11th April 2006 Irish Government have badly let us down. It should have happened immediately.

Stop Salmon Drift Nets Now welcomes the Government's reaffirmation of its commitment to manage salmon stocks in accordance with scientific advice from 2007. The clear, logical outcome of this commitment is that mixed stock fishing for salmon will end with the 2006 season. This means that all drift netting and some draft netting will cease for good.

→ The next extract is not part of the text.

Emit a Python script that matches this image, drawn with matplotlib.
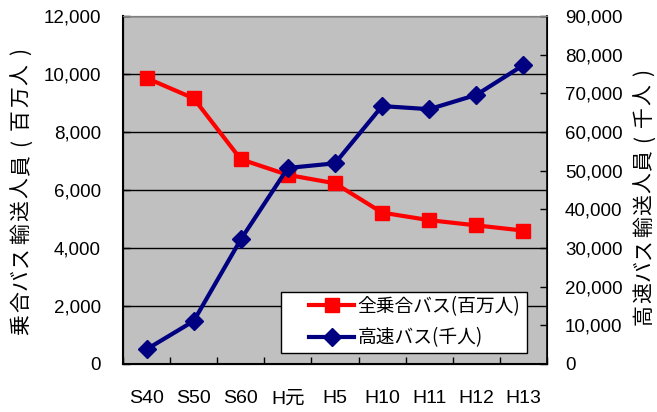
import matplotlib
matplotlib.use("Agg")
import matplotlib.pyplot as plt
from matplotlib.ticker import FuncFormatter, FixedLocator
from matplotlib.patches import Rectangle

plt.rcParams['font.family'] = ['Liberation Sans', 'Noto Sans CJK JP', 'DejaVu Sans']

categories = ["S40", "S50", "S60", "H元", "H5", "H10", "H11", "H12", "H13"]
all_bus = [9860, 9160, 7060, 6520, 6230, 5220, 4960, 4780, 4600]      # 百万人
express_bus = [3800, 11100, 32200, 50700, 51900, 66700, 65900, 69600, 77300]  # 千人

left_label = "乗合バス輸送人員(百万人)"
right_label = "高速バス輸送人員(千人)"
legend_labels = ["全乗合バス(百万人)", "高速バス(千人)"]

W, H = 657, 412
fig = plt.figure(figsize=(W/100, H/100), dpi=100)
ax = fig.add_axes([123/W, (H-364)/H, 424/W, 348/H])
ax.set_facecolor("#C0C0C0")
ax2 = ax.twinx()

x = list(range(len(categories)))
l1, = ax.plot(x, all_bus, color="#FF0000", lw=3, marker="s", markersize=10, zorder=3)
l2, = ax2.plot(x, express_bus, color="#000080", lw=3, marker="D", markersize=9, zorder=3)

ax.set_xlim(-0.5, len(categories) - 0.5)
ax.set_ylim(0, 12000)
ax2.set_ylim(0, 90000)
ax.set_yticks(range(0, 12001, 2000))
ax2.set_yticks(range(0, 90001, 10000))
fmt = FuncFormatter(lambda v, p: f"{int(v):,}")
ax.yaxis.set_major_formatter(fmt)
ax2.yaxis.set_major_formatter(fmt)

ax.set_xticks(x)
ax.set_xticklabels(categories)
ax.xaxis.set_minor_locator(FixedLocator([i + 0.5 for i in range(-1, len(categories))]))
ax.tick_params(axis='x', which='major', length=0, pad=19, labelsize=14)
ax.tick_params(axis='x', which='minor', direction='in', length=5, width=1)
ax.tick_params(axis='y', direction='in', length=5, width=1, pad=16, labelsize=13.5)
ax2.tick_params(axis='y', direction='in', length=5, width=1, pad=13, labelsize=13.5)

ax.grid(axis='y', color='black', lw=1)
ax.set_axisbelow(True)

for sp in ['left', 'bottom']:
    ax.spines[sp].set_color('black')
    ax.spines[sp].set_linewidth(1.5)
ax2.spines['right'].set_color('black')
ax2.spines['right'].set_linewidth(1.2)
ax2.spines['top'].set_color('#808080')
ax.spines['top'].set_color('#808080')


def spaced_vertical(text, xc, ytop, ybot, size):
    n = len(text)
    step = (ybot - ytop) / n
    for i, ch in enumerate(text):
        yc = ybot - step * (i + 0.5)
        fig.text(xc / W, 1 - yc / H, ch, rotation=90, ha='center', va='center',
                 fontsize=size, family=['Noto Sans CJK JP', 'DejaVu Sans'])


spaced_vertical(left_label, 21, 40, 336, 15)
spaced_vertical(right_label, 644, 62, 326, 15)

# legend box
fig.add_artist(Rectangle((281/W, (H-353)/H), 246/W, 61/H, transform=fig.transFigure,
                         facecolor='white', edgecolor='black', lw=1, zorder=4))
leg = fig.legend([l1, l2], legend_labels, loc='upper left',
                 bbox_to_anchor=(309/W, (H-296)/H), bbox_transform=fig.transFigure,
                 prop={'family': ['Noto Sans CJK JP'], 'size': 13.5},
                 frameon=False, borderpad=0, borderaxespad=0,
                 handlelength=2.4, labelspacing=0.55, handletextpad=0.2)
leg.set_zorder(5)

fig.savefig("out.png", dpi=100)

In the various statements issued on 24 March the Government commits itself to “fully align with the scientific advice from the Standing Scientific Committee of the National Salmon Commission in 2007”. The Government acknowledges that “if the scientific advice is followed and the precautionary approach fully implemented, then it will have serious implications for drift net fishing”. The Government have set up a three person Expert Working Group on Salmon the purpose of which is to “make recommendations on the options available to address any financial hardship arising for individuals involved in commercial salmon fishing from full compliance with the scientific advice by 2007”.

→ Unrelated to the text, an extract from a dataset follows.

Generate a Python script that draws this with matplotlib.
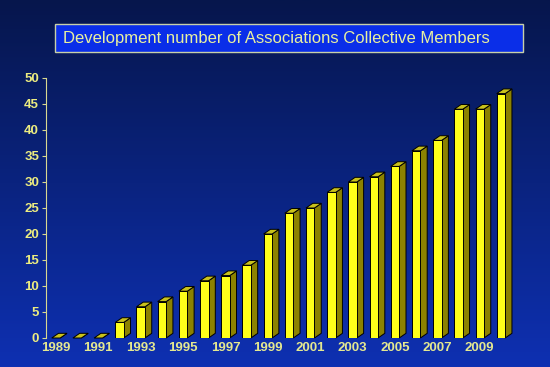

Given the depressing evidence from the Standing Scientific Committee of a continuing sharp decline in salmon numbers, it is regrettable that the scientific advice is not being followed this year. While welcoming the adoption of a much reduced quota for 2006 catches Stop Now is disappointed that mixed stock fishing will again take place this year and that it will continue to have a major negative impact on endangered rivers. It will postpone for yet another year the rebuilding process for vulnerable stocks.

It is regrettable also that in the interests of clarity and certainty, the Government did not see fit to make an unambiguous statement about the consequences of the decisions they have made. As a result a degree of confusion has been sown among all those with an interest in salmon stocks – anglers, angling clubs, fishery owners, tourist interests and the commercial sector. Among anglers, the seriousness of the Government's intent is not enhanced by the adoption of petty measures such as the imposition of an annual ten fish limit on angler catches – a limitation which will save no more than about 1,500 salmon nationally in a year in which the drift nets will be allowed to continue to catch 70,000 to 80,000 fish.

The early announcement of a fair scheme of compensation for those who will be required to exit the commercial sector is critical and it is important that the report of the Expert Working Group is delivered no later than the deadline set for it by the Government, end of August 2006. Equity demands that commercial operators be compensated for foregoing the catching of salmon. There is also a practical point that without compensation there is every chance that drift netting will continue illegally. Anglers, angling associations and fishery owners have made clear on many occasions their willingness to contribute appropriately to the cost of any compensation package and no doubt their representative organisations will make proposals to the Expert Working Group in this regard.

The ending of drift netting is an essential but on its own not a sufficient basis for rebuilding salmon stocks and it is important that the Government address as quickly as possible a number of key issues. Particularly urgent is the need to augment protection services both at sea and on land – to ensure that fishing at sea does not continue illegally and that there is not over exploitation in the estuaries, rivers and lakes. In addition, the lack of a single, national policy on the management of our salmon stocks must be addressed with a transition as quickly as possible to single stock management on a river by river basis.

It is important that all those concerned with salmon conservation remain vigilant in monitoring progress on the Government's commitments. Drift nets have not yet been removed and, although the decisions announced on this occasion appear to be firmer than heretofore, historically Government follow through on salmon management undertakings has been, to put it mildly, poor”.